Daily Herald
Elgin woman hospitalized after pit bull attack
By Harry Hitzeman and Kerry Lester | Daily Herald Staff
Published: 1/28/2008 2:22 PM | Updated: 1/29/2008 12:16 AM

A 53-year-old Elgin woman injured while defending her son's dog from a pit bull was expected to be released from the hospital late Monday night, her son said.

"She's fine. She's a little tired from the anesthesia," said Sherman Mellinger, 22.

The woman, Kyle Mellinger, was wounded Monday morning near the steps leading up to her second-floor apartment at 203 Gertrude St., on the city's near west side. Skin was torn from her forehead, and she underwent surgery to repair it.

Sherman Mellinger said his mother went outside to walk his 7-pound Scottish terrier- Chihuahua named Teddy when a neighbor's pit bull apparently escaped from a garage and went after the smaller dog.

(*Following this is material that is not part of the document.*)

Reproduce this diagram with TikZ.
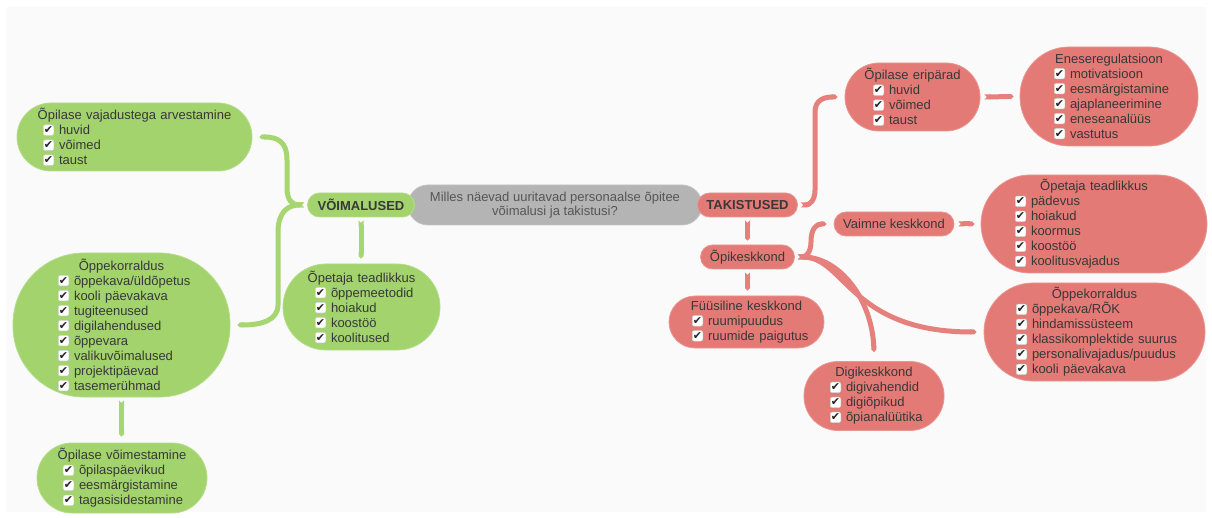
\documentclass[tikz,border=0pt]{standalone}
\usepackage{fontspec}
\setmainfont{Liberation Sans}
\newfontfamily\chkfont{DejaVu Sans}
\usetikzlibrary{arrows.meta}
\definecolor{cBack}{HTML}{FAFAFA}
\definecolor{cPosF}{HTML}{A2D36D}
\definecolor{cPosL}{HTML}{A6D672}
\definecolor{cNegF}{HTML}{E47A76}
\definecolor{cNegL}{HTML}{E6807D}
\definecolor{cRootF}{HTML}{B4B4B4}
\definecolor{cTxt}{HTML}{383838}
\tikzset{
  mmhead/.style={rectangle,inner ysep=0pt,align=left,text=cTxt,
      font=\fontsize{13}{15}\selectfont,line width=0.8pt},
  mmpos/.style={mmhead,fill=cPosF,draw=cPosF!80!white},
  mmneg/.style={mmhead,fill=cNegF,draw=cNegF!80!white},
  mmroot/.style={rectangle,rounded corners=20pt,fill=cRootF,draw=cRootF!80!white,
      line width=0.8pt,minimum width=294pt,minimum height=40pt,inner sep=0pt,
      align=center,text=cTxt!85!white,font=\fontsize{13}{14}\selectfont},
  mmpill/.style={rectangle,rounded corners=12pt,minimum height=24pt,inner sep=0pt,
      text=cTxt,font=\fontsize{13}{15}\selectfont,line width=0.8pt},
  mmkey/.style={mmpill,font=\bfseries\fontsize{13}{15}\selectfont},
  mmlink/.style={line width=5pt,{Triangle Cap[reversed]}-{Triangle Cap}},
  mmlinkp/.style={mmlink,draw=cPosL},
  mmlinkn/.style={mmlink,draw=cNegL},
  chkbox/.style={rectangle,draw=black!18,fill=white,line width=0.5pt,
      rounded corners=2pt,minimum size=10.5pt,inner sep=0pt,text width={},
      align=center,text=black!85,font=\chkfont\fontsize{11}{11}\selectfont},
}
\newcommand{\chk}{\tikz[baseline=-4.5pt]\node[chkbox]{✔};}
\newcommand{\itm}[1]{\mbox{\chk\hspace{5pt}#1}}
% name, style, position, text width, xsep, height, title, items
\newcommand{\topic}[8]{%
  \node[#2,text width=#4,inner xsep=#5,minimum height=#6] (#1) at (#3)
    {\makebox[\hsize]{#7}\\#8};}

\begin{document}
\begin{tikzpicture}[x=1pt,y=-1pt]
  \useasboundingbox (0,0) rectangle (1212,518);
  \fill[white] (0,0) rectangle (1212,518);
  \fill[cBack] (6,7) rectangle (1206,512);

  % centre
  \node[mmroot] (root) at (555,205)
    {Milles näevad uuritavad personaalse õpitee\\võimalusi ja takistusi?};
  \node[mmkey,fill=cPosF,draw=cPosF!80!white,minimum width=107pt] (vo) at (361,205) {VÕIMALUSED};
  \node[mmkey,fill=cNegF,draw=cNegF!80!white,minimum width=100pt] (ta) at (747.5,205) {TAKISTUSED};

  % green side
  \topic{gv}{mmpos,rounded corners=34pt}{134.5,137}{183pt}{26pt}{68pt}
    {Õpilase vajadustega arvestamine}{\itm{huvid}\\\itm{võimed}\\\itm{taust}}
  \topic{gk}{mmpos,rounded corners=71pt}{121.5,325}{127pt}{45pt}{144pt}
    {Õppekorraldus}{\itm{õppekava/üldõpetus}\\\itm{kooli päevakava}\\\itm{tugiteenused}\\
     \itm{digilahendused}\\\itm{õppevara}\\\itm{valikuvõimalused}\\\itm{projektipäevad}\\
     \itm{tasemerühmad}}
  \topic{gw}{mmpos,rounded corners=35pt}{122,478}{118pt}{26pt}{70pt}
    {Õpilase võimestamine}{\itm{õpilaspäevikud}\\\itm{eesmärgistamine}\\\itm{tagasisidestamine}}
  \topic{gt}{mmpos,rounded corners=43pt}{361.5,307}{93pt}{32pt}{86pt}
    {Õpetaja teadlikkus}{\itm{õppemeetodid}\\\itm{hoiakud}\\\itm{koostöö}\\\itm{koolitused}}

  % red side
  \topic{re}{mmneg,rounded corners=34pt}{912.5,97}{79pt}{28pt}{68pt}
    {Õpilase eripärad}{\itm{huvid}\\\itm{võimed}\\\itm{taust}}
  \topic{rs}{mmneg,rounded corners=49pt}{1109,96.5}{110pt}{34pt}{99pt}
    {Eneseregulatsioon}{\itm{motivatsioon}\\\itm{eesmärgistamine}\\\itm{ajaplaneerimine}\\
     \itm{eneseanalüüs}\\\itm{vastutus}}
  \node[mmpill,fill=cNegF,draw=cNegF!80!white,minimum width=120pt] (rv) at (894,224) {Vaimne keskkond};
  \topic{rt}{mmneg,rounded corners=49pt}{1094,224}{158pt}{34pt}{98pt}
    {Õpetaja teadlikkus}{\itm{pädevus}\\\itm{hoiakud}\\\itm{koormus}\\\itm{koostöö}\\
     \itm{koolitusvajadus}}
  \topic{ro}{mmneg,rounded corners=49pt}{1094.5,332}{157pt}{32pt}{98pt}
    {Õppekorraldus}{\itm{õppekava/RÕK}\\\itm{hindamissüsteem}\\\itm{klassikomplektide suurus}\\
     \itm{personalivajadus/puudus}\\\itm{kooli päevakava}}
  \node[mmpill,fill=cNegF,draw=cNegF!80!white,minimum width=94pt] (rk) at (747.5,257) {Õpikeskkond};
  \topic{rf}{mmneg,rounded corners=26pt}{746.5,322}{109pt}{23pt}{52pt}
    {Füüsiline keskkond}{\itm{ruumipuudus}\\\itm{ruumide paigutus}}
  \topic{rd}{mmneg,rounded corners=34pt}{874,396}{88pt}{26pt}{69pt}
    {Digikeskkond}{\itm{digivahendid}\\\itm{digiõpikud}\\\itm{õpianalüütika}}

  % links
  \draw[mmlinkp] ([xshift=-3pt]vo.west) .. controls (292,205) and (287,200) .. (287,188)
    -- (287,160) .. controls (287,142) and (278,137) .. ([xshift=7pt]gv.east);
  \draw[mmlinkp] ([xshift=-3pt]vo.west) .. controls (288,205) and (278,212) .. (278,232)
    -- (278,305) .. controls (278,320) and (262,325) .. ([xshift=7pt]gk.east);
  \draw[mmlinkp,shorten <=3pt,shorten >=5pt] (vo.south) -- (vo.south |- gt.north);
  \draw[mmlinkp,shorten <=3pt,shorten >=6pt] (gk.south) -- (gk.south |- gw.north);

  \draw[mmlinkn] ([xshift=3pt]ta.east) .. controls (810,205) and (815,200) .. (815,190)
    -- (815,112) .. controls (815,100) and (824,97) .. ([xshift=-7pt]re.west);
  \draw[mmlinkn] ([xshift=4pt]re.east) -- ([xshift=-6pt]rs.west);
  \draw[mmlinkn,shorten <=3pt,shorten >=4pt] (ta.south) -- (rk.north);
  \draw[mmlinkn,shorten <=3pt,shorten >=5pt] (rk.south) -- (rk.south |- rf.north);
  \draw[mmlinkn] ([xshift=3pt]rk.east) .. controls (806,257) and (811,252) .. (811,242)
    .. controls (811,229) and (816,224) .. ([xshift=-7pt]rv.west);
  \draw[mmlinkn] ([xshift=3pt]rk.east) .. controls (845,257) and (850,332) .. ([xshift=-7pt]ro.west);
  \draw[mmlinkn] ([xshift=3pt]rk.east) .. controls (840,257) and (872,300) .. ([yshift=9pt]rd.north);
  \draw[mmlinkn] ([xshift=4pt]rv.east) -- ([xshift=-6pt]rt.west);
\end{tikzpicture}
\end{document}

"It was only one dog. The next thing I knew is I heard screaming outside," he said while with his mom at Provena St. Joseph's Hospital in Elgin, disputing earlier reports that two pit bulls attacked. "It was just a bad circumstance. The (pit bull) didn't like other dogs and it tried to get mine. It jumped toward my dog and it got my mom."

Sherman Mellinger and a man in the first-floor apartment ran to help. After Kyle Mellinger fell down and released Teddy, the pit bull left her alone.

The downstairs neighbor, who owned two pit bulls, pulled Teddy from the jaws of one of the dogs and Sherman Mellinger called 911.

Teddy lost an eye and had scratches on his body, Sherman Mellinger said.

Elgin police and fire department officials declined to identify the victim Monday.

But Elgin Fire Department Lt. Matt Kenneally said a large piece of skin was ripped from the victim's forehead and she had puncture wounds on her right elbow from defending the smaller dog.

"She was out walking her dog. One of the pit bulls attacked and she tried to save her dog," Kinneally said, adding the woman didn't seem angry or vengeful after what happened. "Amazingly, she was very calm through the whole (ambulance ride to the hospital). She was very composed. She was a real trouper."

Authorities received an emergency call about 10 a.m.

The woman's adult son and a neighbor, who was said to be the pit bulls' owner, helped pull the dogs off her and cordoned them off into a nearby garage, Kinneally said.

Elgin police spokeswoman Ann Dinges said police were still trying to find the owner of the two pit bulls.

But Sherman Mellinger said he saw police Monday afternoon questioning the man who helped him stop the attack.

Several hours after the attack, drops of blood could still be seen at the apartment's front wood stoop, concrete sidewalk and door frame.

Dinges said police were investigating, and she did not know whether the dogs were registered with the city, had rabies shots or would be put down because they attacked a human.

Monica Bradley, who lives next door, said the pit bulls were always kept in an outside garage just south of the apartment building. She rarely saw them fed or walked, but noted they were always leashed up.

"I always hear the dogs whimpering and it's kind of cold (out)," Bradley said. "The owners were kind of skittish, (saying) 'Leave those dogs alone.' "

Monday's incident rattled some residents along Gertrude Street.

Ida Garcia wasn't home at the time, but the attack will give her pause the next time she goes out to walk her dog.

"I have a little dog. My husband just died a few months ago. (The dog is) my companion," said Garcia, who lives across the street. "I'm scared walking my dog outside knowing there are pit bulls in the neighborhood. My grandchildren come over during the summers, too."

Aubrey Clay, who also lives across the street, said her friend used to live in the second-floor apartment but moved out after her child was born.

"(She) has a baby; it must be about 1 now. When she lived there, they had problems with the pit bulls," Clay said.

According to Elgin city code, all dogs must be secured with a lease when not on its owner's property or it will be considered a "public nuisance" and impounded.

A first-time offense results in a $50 fine and rises to $100 for a third offense. It was unclear Monday what type of criminal charges, if any, could be pressed against the dogs' owners.